Data:
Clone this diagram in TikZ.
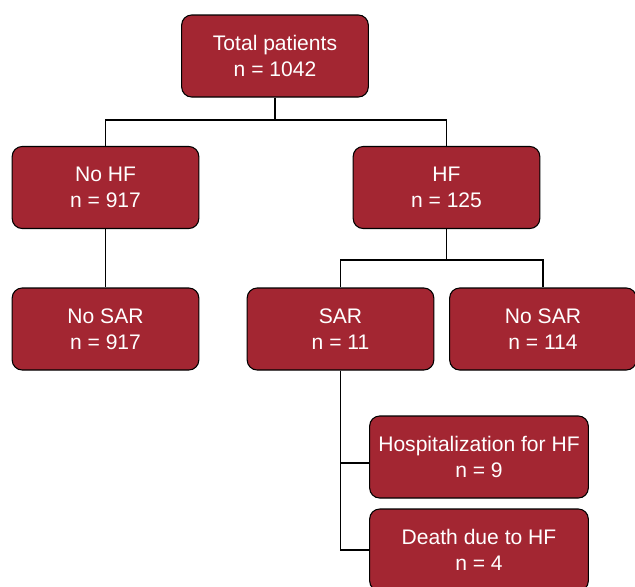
\documentclass[tikz,border=0pt]{standalone}
\usepackage{fontspec}
\setmainfont{Liberation Sans}
\usepackage{tikz}
\definecolor{boxred}{RGB}{163,38,50}

\begin{document}
\begin{tikzpicture}[x=0.75pt, y=-0.75pt,
    box/.style={draw=black, line width=0.8pt, fill=boxred, rounded corners=7.5pt,
        text=white, align=center, minimum width=140pt, minimum height=61.5pt,
        inner sep=0pt, font=\fontsize{15.8}{19.5}\selectfont},
    wide/.style={box, minimum width=164pt},
    link/.style={draw=black, line width=0.8pt}]
            \useasboundingbox (0,0) rectangle (635,586);

            % Boxes
            \node[box] (total) at (275,56) {Total patients\\n = 1042};
            \node[box] (nohf) at (105.5,187.5) {No HF\\n = 917};
            \node[box] (hf) at (446.5,187.5) {HF\\n = 125};
            \node[box] (nosarl) at (105.5,329) {No SAR\\n = 917};
            \node[box] (sar) at (340.5,329) {SAR\\n = 11};
            \node[box] (nosarr) at (543,329) {No SAR\\n = 114};
            \node[wide] (hosp) at (479,457) {Hospitalization for HF\\n = 9};
            \node[wide] (death) at (479,550) {Death due to HF\\n = 4};

            % Junctions
            \coordinate (j1) at (0,120);
            \coordinate (j2) at (0,260);

            % Links
            \draw[link] (total.south) -- (total.south |- j1) -| (nohf.north);
            \draw[link] (total.south |- j1) -| (hf.north);
            \draw[link] (hf.south) -- (hf.south |- j2) -| (sar.north);
            \draw[link] (hf.south |- j2) -| (nosarr.north);
            \draw[link] (nohf.south) -- (nosarl.north);
            \draw[link] (sar.south) |- ([yshift=-4.5pt]hosp.west);
            \draw[link] (sar.south) |- (death.west);

        \end{tikzpicture}
\end{document}
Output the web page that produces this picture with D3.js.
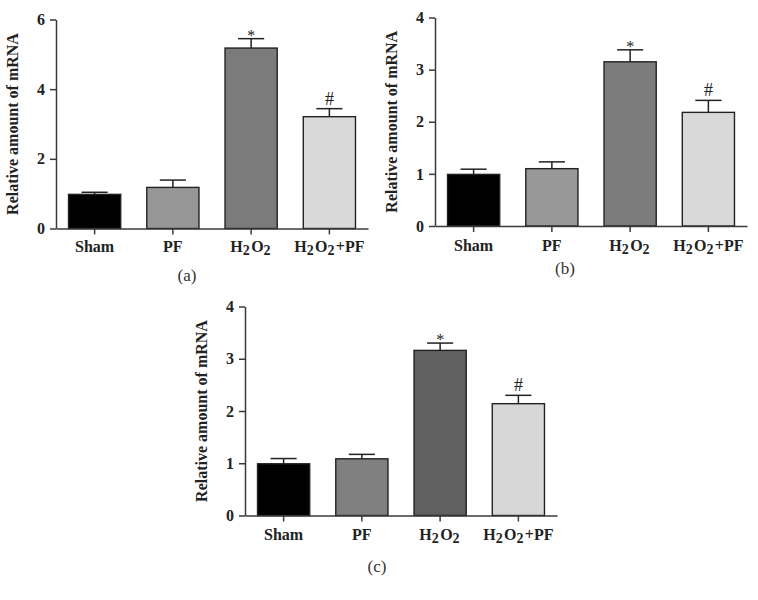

What the task requires: Copy exactly the lines from the first line of the records above through the line with "(j2) at (0,260);", both included, and nothing else. Pictures stay out.

Result for this task:
Clone this diagram in TikZ.
\documentclass[tikz,border=0pt]{standalone}
\usepackage{fontspec}
\setmainfont{Liberation Sans}
\usepackage{tikz}
\definecolor{boxred}{RGB}{163,38,50}

\begin{document}
\begin{tikzpicture}[x=0.75pt, y=-0.75pt,
    box/.style={draw=black, line width=0.8pt, fill=boxred, rounded corners=7.5pt,
        text=white, align=center, minimum width=140pt, minimum height=61.5pt,
        inner sep=0pt, font=\fontsize{15.8}{19.5}\selectfont},
    wide/.style={box, minimum width=164pt},
    link/.style={draw=black, line width=0.8pt}]
            \useasboundingbox (0,0) rectangle (635,586);

            % Boxes
            \node[box] (total) at (275,56) {Total patients\\n = 1042};
            \node[box] (nohf) at (105.5,187.5) {No HF\\n = 917};
            \node[box] (hf) at (446.5,187.5) {HF\\n = 125};
            \node[box] (nosarl) at (105.5,329) {No SAR\\n = 917};
            \node[box] (sar) at (340.5,329) {SAR\\n = 11};
            \node[box] (nosarr) at (543,329) {No SAR\\n = 114};
            \node[wide] (hosp) at (479,457) {Hospitalization for HF\\n = 9};
            \node[wide] (death) at (479,550) {Death due to HF\\n = 4};

            % Junctions
            \coordinate (j1) at (0,120);
            \coordinate (j2) at (0,260);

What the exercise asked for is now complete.